Today, apart from the always important fun, nature and fresh air aspects of Camp St. Vincent, the emphasis is on boosting the children’s learning level in the summer so that, as camp director, Shannon Hayes explained, “it gives them a cushion when they go back to school.”
An eighth grade history teacher, Mr. Hayes said it’s particularly important to help the homeless children academically, because the nature of their precarious home environments and experiences makes it more difficult for them to learn.
“There’s a learning loss with homeless children, and they’re a lot more vulnerable in many ways,” the director said.
Camp St. Vincent maintains a paid staff of 16, many of them schoolteachers, but also counts on some 30 volunteers, most of them from Catholic schools like Mercy, The Catholic High School of Baltimore , and Maryvale Preparatory Academy, Brooklandville. Some are from public schools, who find their way to the camp through their parishes.
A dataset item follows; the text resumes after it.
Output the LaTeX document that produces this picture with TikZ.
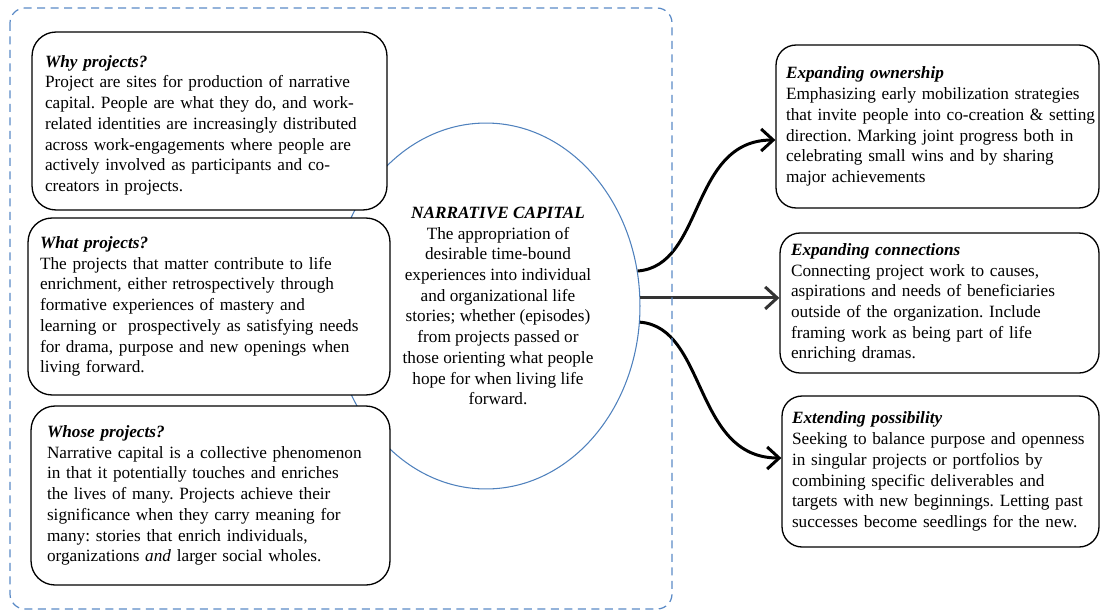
\documentclass[tikz,border=0pt]{standalone}
\usepackage{fontspec}
\setmainfont{Liberation Serif}
\usetikzlibrary{arrows.meta,positioning,calc,shapes.geometric}
\definecolor{FrameBlue}{HTML}{5A8AC6}
\definecolor{RingBlue}{HTML}{4F81BD}
\definecolor{ArrowGrey}{HTML}{333333}

\newcommand{\hd}[1]{\textbf{\textit{#1}}}
% lines are broken by hand, so keep them from wrapping again
\newcommand{\cardlines}[1]{\noindent\begin{tabular}{@{}l@{}}#1\end{tabular}}

\begin{document}
\begin{tikzpicture}[
        x=0.02cm, y=-0.02cm,
        font=\fontsize{9.8}{11.8}\selectfont\frenchspacing,
        card/.style={draw=black, fill=white, line width=0.75pt, rounded corners=0.48cm,
          inner ysep=0pt},
        rcard/.style={card, rounded corners=0.4cm},
        ring/.style={ellipse, draw=RingBlue, fill=white, line width=0.6pt, inner sep=0pt,
          minimum width=6.16cm, minimum height=7.32cm},
        flow/.style={-{Straight Barb[length=2.4mm,width=4.4mm]}, line width=1.7pt},
        dashbox/.style={draw=FrameBlue, line width=0.7pt, dash pattern=on 0.16cm off 0.11cm,
          rounded corners=0.3cm}
      ]
        \useasboundingbox (0,0) rectangle (1101,612);

        % centre concept, partly hidden behind the three cards
        \node[ring] (nc) at (486,306) {};
        \node[align=center] (nctext) at (498,306) {\hd{NARRATIVE CAPITAL}\\The appropriation of\\desirable time-bound\\experiences into individual\\and organizational life\\stories; whether (episodes)\\from projects passed or\\those orienting what people\\hope for when living life\\forward.};

        % left column
        \node[card, inner xsep=0.26cm, text width=6.58cm, minimum height=3.56cm] (why) at (209.5,121) {\cardlines{\rule{0pt}{13pt}\hd{Why projects?}\\Project are sites for production of narrative\\capital. People are what they do, and work-\\related identities are increasingly distributed\\across work-engagements where people are\\actively involved as participants and co-\\creators in projects.}};
        \node[card, inner xsep=0.24cm, text width=6.76cm, minimum height=3.54cm] (what) at (209,306.5) {\cardlines{\hd{What projects?}\\The projects that matter contribute to life\\enrichment, either retrospectively through\\formative experiences of mastery and\\learning or\ \ prospectively as satisfying needs\\for drama, purpose and new openings when\\living forward.}};
        \node[card, inner xsep=0.32cm, text width=6.54cm, minimum height=3.58cm] (whose) at (210.5,495.5) {\cardlines{\hd{Whose projects?}\\Narrative capital is a collective phenomenon\\in that it potentially touches and enriches\\the lives of many. Projects achieve their\\significance when they carry meaning for\\many: stories that enrich individuals,\\organizations \textit{and} larger social wholes.}};

        % right column
        \node[rcard, inner xsep=0.2cm, text width=6.06cm, minimum height=3.26cm] (own) at (937.5,126.5) {\cardlines{\hd{Expanding ownership}\\Emphasizing early mobilization strategies\\that invite people into co-creation \& setting\\direction. Marking joint progress both in\\celebrating small wins and by sharing\\major achievements}};
        \node[rcard, inner xsep=0.22cm, text width=5.94cm, minimum height=2.8cm] (conn) at (939.5,303) {\cardlines{\hd{Expanding connections}\\Connecting project work to causes,\\aspirations and needs of beneficiaries\\outside of the organization. Include\\framing work as being part of life\\enriching dramas.}};
        \node[rcard, inner xsep=0.2cm, text width=5.94cm, minimum height=3.02cm] (poss) at (940.5,471.5) {\cardlines{\hd{Extending possibility}\\Seeking to balance purpose and openness\\in singular projects or portfolios by\\combining specific deliverables and\\targets with new beginnings. Letting past\\successes become seedlings for the new.}};

        % arrows out of the concept
        \draw[flow] (nc.13) .. controls +(67,-5) and +(-86,0) .. ($(own.west)+(0,13.5)$);
        \draw[flow, draw=ArrowGrey] (nc.3) -- (nc.3 -| conn.west);
        \draw[flow] (nc.-6) .. controls +(67,5) and +(-88,0) .. ($(poss.west)+(0,-13.5)$);

        % dashed frame round the left group
        \draw[dashbox] (10,8) rectangle (672,609);
      \end{tikzpicture}
\end{document}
“We’re really pleased with the volunteer component,” Mr. Schiavone said. “It allows the kids to get much more personal attention. They need nurturing attention and, with the help of the volunteers, we can give them this kind of attention in the summer months.”
That young Diallo wants to become a lawyer, when not too long ago the homeless child had no aspirations at all, shows what a difference Camp St. Vincent can make in young lives, Mr. Hayes said.
St. Vincent de Paul, the camp staff and the children are happy with the new arrangement at Carroll Park but Mr. Schiavone hopes that sometime in the future a permanent, more stable home will be found for the camp.
On hand with Mr. Schiavone to celebrate Camp St. Vincent’s 100th birthday party at Carroll Park were Janie McCullough, Baltimore City’s assistant deputy mayor of Community & Housing Development and Portia Harris, associate director of the city’s Department of Parks and Recreation.